そうすることで、現場の先生がそういった特殊ケースの対応に追われることもなくなり、余裕ができる。
 
教師の時間を作った上で、教師には野外教育やファシリテーターの講習を受けてもらったり、もっと質の良い教育を届けるために自己研鑽に励んでもらうべきだろう。

民間企業との人材交換も積極的に行うべきだろう。 


LGBTQ/マイノリティ/夫婦別姓/女性の社会進出


これは自治体でどんどん規制を緩和し、多様性を認めるべきだろう。
 
上述したように経済効果も生むこともわかっている。
 
何がこういった制度の導入を阻んでいるかというと、日本の伝統的な家族観が壊れるだとか、文化を守るべきだとか言い始める人達だろう。あとは、マイノリティなので、やはり変えたところで波及効果が少ないと思っているというところだろう。

何かと変化を嫌う人たちには理由は関係ないのだ。
ただ恐れているだけの場合が多い。
 
逆に言うと、強力なリーダシップでうもすもなくトップダウンで進めていくことができる項目だとも思う。


以上、要約とそれを踏まえた私の意見を述べてきました。

国政政党の党首がここまで明確に自分の意見を素人にもわかりやすく公に出していることをもっと評価したい。
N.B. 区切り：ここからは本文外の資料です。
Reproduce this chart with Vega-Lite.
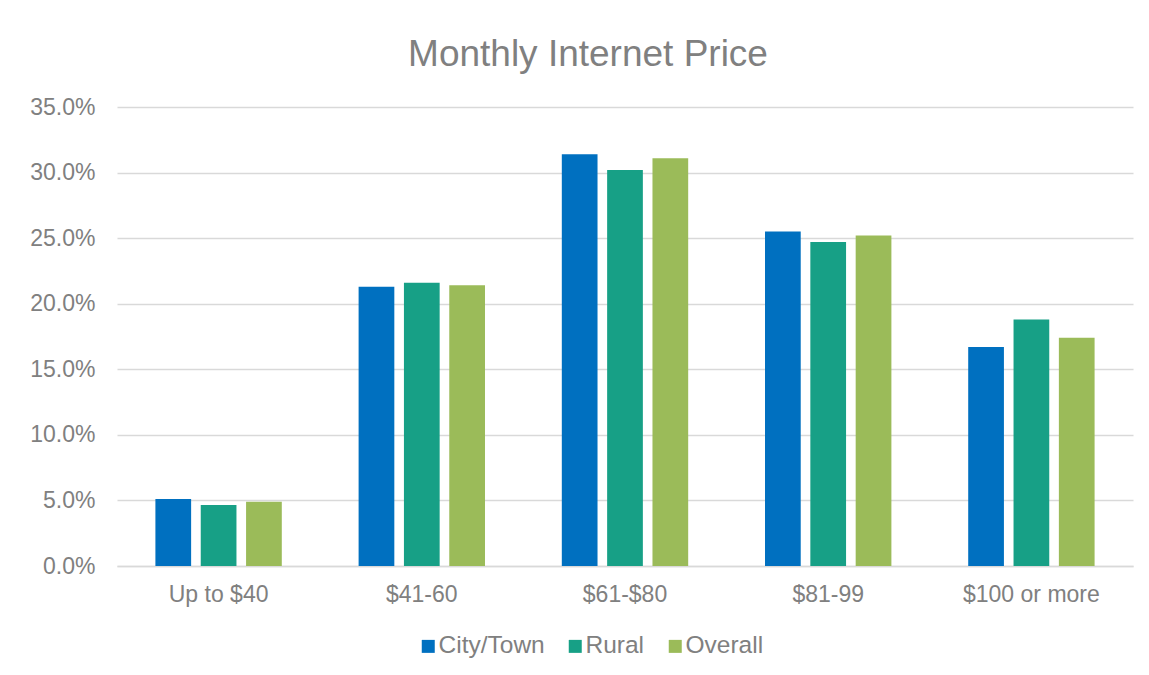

政治家が何を考えて、何をやっているのかしっかり説明する人がいない。
自民党政権も批判が多いが、良い政策を出していたりとかコロナワクチン対応等、評価スべきところは少なからずあるのにも関わらず、国民に伝わっていない。
これは問題の1つで、地方行政でも同じことが言えるのではないか。
きちんと説明し、わかってもらおうとする歩み寄りがもう少し必要だと感じた。

今回の参考図書

「令和ニッポン改造論 選挙に不利でも言いたいマニフェスト」-玉木雄一郎

非常に良書なので、老若男女に手にとってもらいたい一冊だ。